Congress Shall Make No Law…

Free speech is not a partisan issue.

Opinion piece: Anna Kerr

Photo: Kjell Redal

A protester of Donald Trump glares at his supporters on Inauguration Day in Red Square at Western Washington University’s campus.

Hooded figures break windows in nearby shops and set fires to the property around them. Others assault a man wearing his “Make America Great Again” hat. Muffled chants fill the air. Armed police lob tear gas in attempts to disperse the rioting crowd.

This was the scene at what started as a peaceful protest after anarchists stole the nation’s attention at University of California, Berkeley in early February 2017.

Students were protesting the “alt-right,” conservative Milo Yiannopoulos’ visit to the campus. Yiannopoulos is infamous among the left for his controversial speeches. Although he claims he is not anti-semitic or racist, his actions and language argue otherwise. His praise for Trump is loyal and unwavering. Yiannopoulos has offended people of diverse identities and backgrounds, especially feminists and members of the LGBTQ community, while identifying as gay himself.

But the destructive scene at UC Berkeley that led to the cancellation of the event not only casts a negative light on our generation’s political reactions — it was also unconstitutional. The authors of the Constitution enacted protections for free speech precisely to protect unpopular opinions, like Yiannopoulos’. Legally, people have the right to speak their minds, especially on matters of public concern, regardless as to whether or not their speech offends listeners.
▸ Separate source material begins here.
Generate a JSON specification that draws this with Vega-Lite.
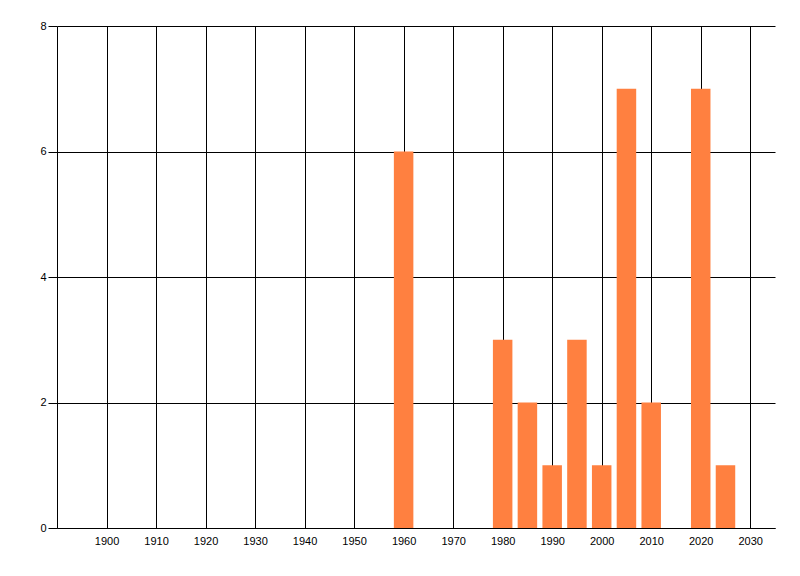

This idea was reinforced by the U.S. Supreme Court in a 1969 case, Brandenburg v. Ohio. When Clarence Brandenburg, a prominent Ku Klux Klan leader from rural Ohio, contacted a reporter to cover the rally at which he was to speak. Brandenburg forwarded claims that “our President, our Congress, our Supreme Court, continues to suppress the white, Caucasian race,” and that there might be “revengeance” against racial and religious minorities. Despite Brandenburg’s less-than-accurate vocabulary, the Supreme Court determined that what he said was protected under the First Amendment. The Court’s reasoning for the ruling was that Brandenburg’s speech did not carry “a clear and present danger,” and did not “incite imminent lawless action.” These are the standards still applicable today when determining whether any given speech is protected by the Constitution.

Yiannopoulos’ speech at Berkeley did not incite imminent physical violence. The protesters were right to stand up against his visit and their beliefs, as the First Amendment also protects peaceful assembly, but what started as another manifestation of protected speech quickly devolved into a crime. Attempting to silence an individual or a group of people because you disagree with their beliefs does not create a safe or balanced democracy.

With both parties unwilling to acknowledge what needs to change in their own parties and listen to the other side, the gap between them is only growing. I recently heard someone say that we only listen to respond and refute; we do not listen to understand.

In 1616, both the Holy Office of the Vatican and his scientific peers condemned Galileo Galilei’s theory of a universe in which the earth revolves around the sun. In 1859, Charles Darwin published “On the Origin of Species” and received major backlash from religious fundamentalists. Without these voices — both wildly unpopular at their time — we would not be the advanced society we are today.

Former President Barack Obama brought up this idea for the United Nations General Assembly in 2012, “Americans have fought and died around the globe to protect the right of all people to express their views, even views that we profoundly disagree with. We do not do so because we support hateful speech, but because our founders understood that without such protections, the capacity of each individual to express their own views and practice their own faith may be threatened. We do so because in a diverse society, efforts to restrict speech can quickly become a tool to silence critics and oppress minorities.”

If we, as a nation, have any hopes of moving forward as a united people, we must move beyond speech policing. We must listen to understand instead of listen to refute. We cannot claim to be open-minded liberals but be unwilling to investigate and understand the other side.